Letter from Poetry Magazine

Letter to the Editor

BY Nicholas Bradley

Originally Published: October 23, 2008

Dear Editor,

In his excellent essay on Adam Kirsch [“The Plight of the Poet-Critic,” May 2008] Carmine Starnino laments the decline in prominence of poet-critics, which he attributes, in part, to the rise of sophisticated hermeneutic strategies in the academy. “As soon as powerful new methods began to dominate English departments, the poet-critic gig lost its prestige,” Starnino writes.
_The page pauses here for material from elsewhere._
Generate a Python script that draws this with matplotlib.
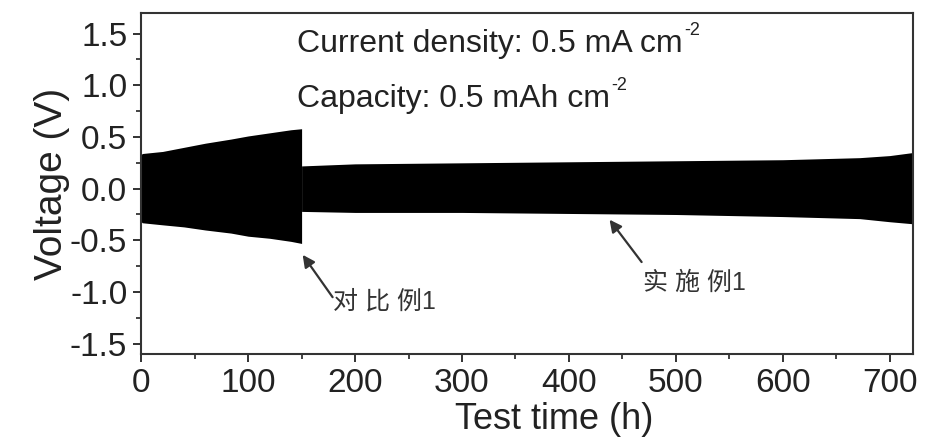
import matplotlib.pyplot as plt
from matplotlib.ticker import MultipleLocator

plt.rcParams['font.family'] = ['Liberation Sans', 'Noto Sans CJK SC', 'DejaVu Sans']

# envelope of the voltage oscillation
ref_time = [0, 1, 20, 40, 60, 84, 100, 120, 140, 150]
ref_upper = [0.33, 0.34, 0.36, 0.40, 0.44, 0.48, 0.51, 0.54, 0.57, 0.58]
ref_lower = [-0.32, -0.33, -0.35, -0.37, -0.40, -0.43, -0.46, -0.48, -0.51, -0.53]

ex_time = [150, 200, 300, 400, 500, 600, 672, 700, 722]
ex_upper = [0.22, 0.24, 0.25, 0.26, 0.27, 0.28, 0.30, 0.32, 0.35]
ex_lower = [-0.22, -0.23, -0.23, -0.24, -0.25, -0.27, -0.29, -0.32, -0.34]

x_ticks = [0, 100, 200, 300, 400, 500, 600, 700]
y_ticks = [-1.5, -1.0, -0.5, 0.0, 0.5, 1.0, 1.5]

dark = '#222222'

fig = plt.figure(figsize=(9.29, 4.47), dpi=100)
ax = fig.add_axes([0.152, 0.208, 0.831, 0.763])

ax.fill_between(ref_time, ref_lower, ref_upper, color='black', lw=0)
ax.fill_between(ex_time, ex_lower, ex_upper, color='black', lw=0)

ax.set_xlim(0, 722)
ax.set_ylim(-1.6, 1.7)
ax.set_xticks(x_ticks)
ax.set_yticks(y_ticks)
ax.set_yticklabels(['%.1f' % v for v in y_ticks])
ax.xaxis.set_minor_locator(MultipleLocator(50))
ax.yaxis.set_minor_locator(MultipleLocator(0.25))
ax.tick_params(which='major', direction='out', length=6, width=1.3, labelsize=24,
               colors=dark, pad=4)
ax.tick_params(which='minor', direction='out', length=3.5, width=1.2, colors=dark)
for s in ax.spines.values():
    s.set_linewidth(1.5)
    s.set_color('#333333')

ax.set_xlabel('Test time (h)', fontsize=26, color=dark)
ax.xaxis.set_label_coords(0.535, -0.142)
ax.set_ylabel('Voltage (V)', fontsize=28, labelpad=0, color=dark)

# info text, superscript placed after the base text
fig.canvas.draw()
r = fig.canvas.get_renderer()
for y, s in [(1.40, 'Current density: 0.5 mA cm'), (0.87, 'Capacity: 0.5 mAh cm')]:
    t = ax.text(146, y, s, fontsize=23, va='center', color=dark)
    bb = t.get_window_extent(r)
    fig.text(bb.x1 + 1, bb.y1 - 2, '-2', fontsize=13, va='center', color=dark,
             transform=None)

arrow = dict(arrowstyle='-|>', color='#333333', lw=1.6, mutation_scale=18,
             shrinkA=0, shrinkB=0)
ax.annotate('', xy=(151, -0.64), xytext=(179, -1.05), arrowprops=arrow)
ax.annotate('', xy=(438, -0.30), xytext=(468, -0.71), arrowprops=arrow)
ax.text(179, -1.09, '对 比 例1', fontsize=18, va='center', color='#333333')
ax.text(469, -0.91, '实 施 例1', fontsize=18, va='center', color='#333333')

fig.savefig('out.png', dpi=100)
But surely the criticism of poets such as Seamus Heaney and Paul Muldoon indicates that the poet-critic is not universally in dire straits. Heaney and Muldoon may certainly be accused of certain tendencies that Starnino associates with the poet-critic—idiosyncrasy, belletrism, the “acting out of parti pris.” But their most powerful writing—think of Heaney on Larkin, or Muldoon on Yeats—is not easily dimissed. In Starnino’s native Canada, meanwhile, poet-critics of various stripes have wielded considerable influence in recent decades, both within and outside universities. They continue to do so. Examples might include Margaret Atwood and Michael Ondaatje, who have written memorably about Al Purdy and Leonard Cohen, respectively, and whose terms of engagement retain critical currency; or Robert Kroetsch and Christian Bök, who have advanced both theories and examples of Canadian postmodernism; or Don McKay and Robert Bringhurst, who write insightfully about the possibilities of poetry in an age of environmental catastrophe; or Rosemary Sullivan and George Elliott Clarke, who are poets, professors, and, indeed, reviewers of new books of poems. And there is Starnino himself, whose trenchant criticism has made him not invisible but rather the enfant terrible of the Canadian literary scene; the mere mention of his name at a recent conference on Canadian literature was a perturbation.

“The clout might be gone, but the duty remains,” according to Starnino. I agree wholeheartedly about the duty, but I would suggest that poet-critics today are in fact widely recognized and influential figures, whose essays and reviews jostle vigorously for space with those of critics, academic and otherwise, who are not also poets.